– Niektórzy traktują zbiórki dla potrzebujących jako okazję do pozbycia się z domu śmieci – przyznają osoby zaangażowane w pomoc osobom biednym i potrzebującym. Nierzadko zdarza się, że podarowana odzież jest brudna i podarta, a zabawki niekompletne
Kilka dni temu do internetu trafiły zdjęcia, na których widać zapakowane w tekturowe pudła maskotki, płyty z grami i filmami, książki i ulotki akcji Pomóż Dzieciom Przetrwać Zimę. Na fotografiach to wszystko leży na chodniku obok Domu Kolejarza w Lublinie, gdzie w czasie grudniowej akcji funkcjonował główny magazyn PDPZ.
– Nieładnie zachował się ten, co to wszystko wyrzucił – oburza się jeden ze internautów, który opublikował post i zdjęcie.
Jak wyjaśniają organizatorzy akcji, część z tych rzeczy to rzeczywiście przedmioty przyniesione na uliczną zbiórkę darów dla biednych i potrzebujących rodzin. Rzecz w tym, że są niekompletne lub zniszczone i nie nadają się do tego, by je komuś podarować. Choć nie wszystkie.
– Część to rzeczywiście rzeczy z akcji przygotowane do wywiezienia na śmieci – przyznaje Iwona Łysakowska, kierująca głównym magazynem akcji PDPZ. – Ale mogło być też tak, że ktoś przyniósł rzeczy w ostatniej chwili, jak już nas w magazynie nie było i zostawił je na zewnątrz. Później być może jakieś osoby przechodzące tędy chciały sprawdzić, co w tych pudłach jest i je otworzyły. Tyle że to są tylko nasze przypuszczenia. Nikt nikogo ani nie widział, ani za rękę nie złapał.

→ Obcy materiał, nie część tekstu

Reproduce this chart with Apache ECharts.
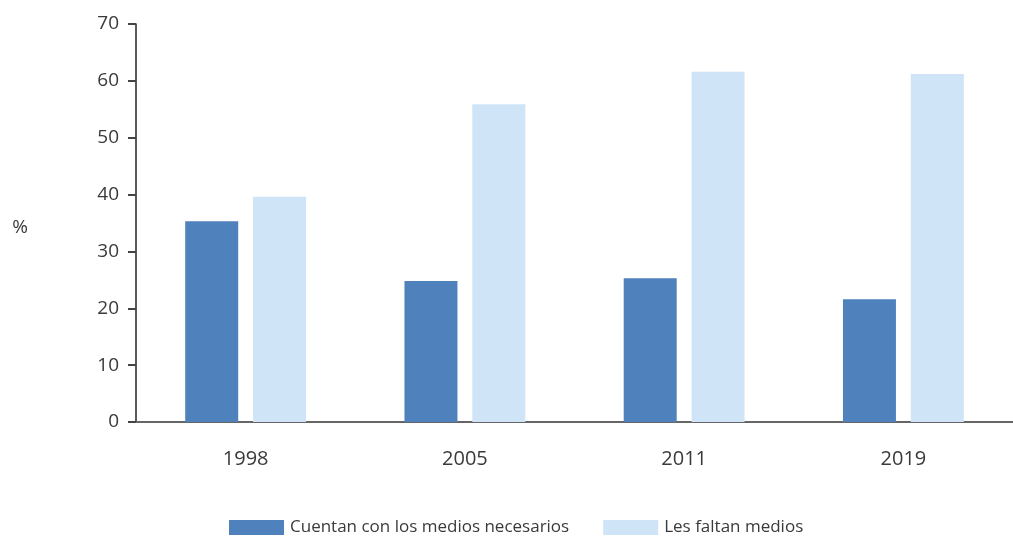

Praktycznie przy każdej publicznej zbiórce rzeczy używanych trafiają się przedmioty, które nadają się tylko na śmietnik.
– Np. ktoś nie skleił pudełka puzzli i one się wysypały – podaje przykład Łysakowska. – Zdarzają się też uszkodzone zabawki, w których brakuje elementów, czy pomazane książki.
Ludzie oddają nie tylko zniszczone zabawki. Wiele do życzenia pozostawia też odzież.
– Zdarzają się ubrania podarte i poplamione, ale też i bielizna osobista, której z higienicznych przyczyn nikomu się nie daje – mówi Maciej Budka, dyrektor Lubelskiego Oddziału Okręgowego PCK. – Takich rzeczy, które trafiają do kontenerów na odzież jest naprawdę dużo. Nawet 30 proc. ubrań nadaje się tylko do utylizacji, za którą musimy zapłacić. I to niemałe pieniądze.
– Sytuacje, że ktoś przynosi rzeczy, które nie nadają się do użytku, rzeczywiście się zdarzają. Na szczęście nie są one nagminne. To niewielki procent – ocenia Magdalena Wróbel z Bractwa Miłosierdzia im. Św. Brata Alberta w Lublinie. – Niestety, niektórzy traktują to jako pozbycie się z domu śmieci.
Zdarzają się też sytuacje świadczące o ludzkiej złośliwości. – Na jednym z osiedli w Zamościu ktoś wrzucał do kontenera odpady komunalne – opisuje dyrektor Budka. – Efekt był taki, że ubrania, które tam trafiały, nie nadawały się już do niczego.
Dlatego wszystkie podarowane rzeczy są przez organizatorów zbiórek bardzo dokładnie przeglądane.
– Wszystkie paczki dla podopiecznych akcji przygotowujemy bardzo starannie. Wszystkie rzeczy bardzo dokładnie oglądamy. Przykładamy do tego bardzo dużą wagę, aby kogoś, kto taką paczkę otrzyma, nie urazić – podkreśla Łysakowska.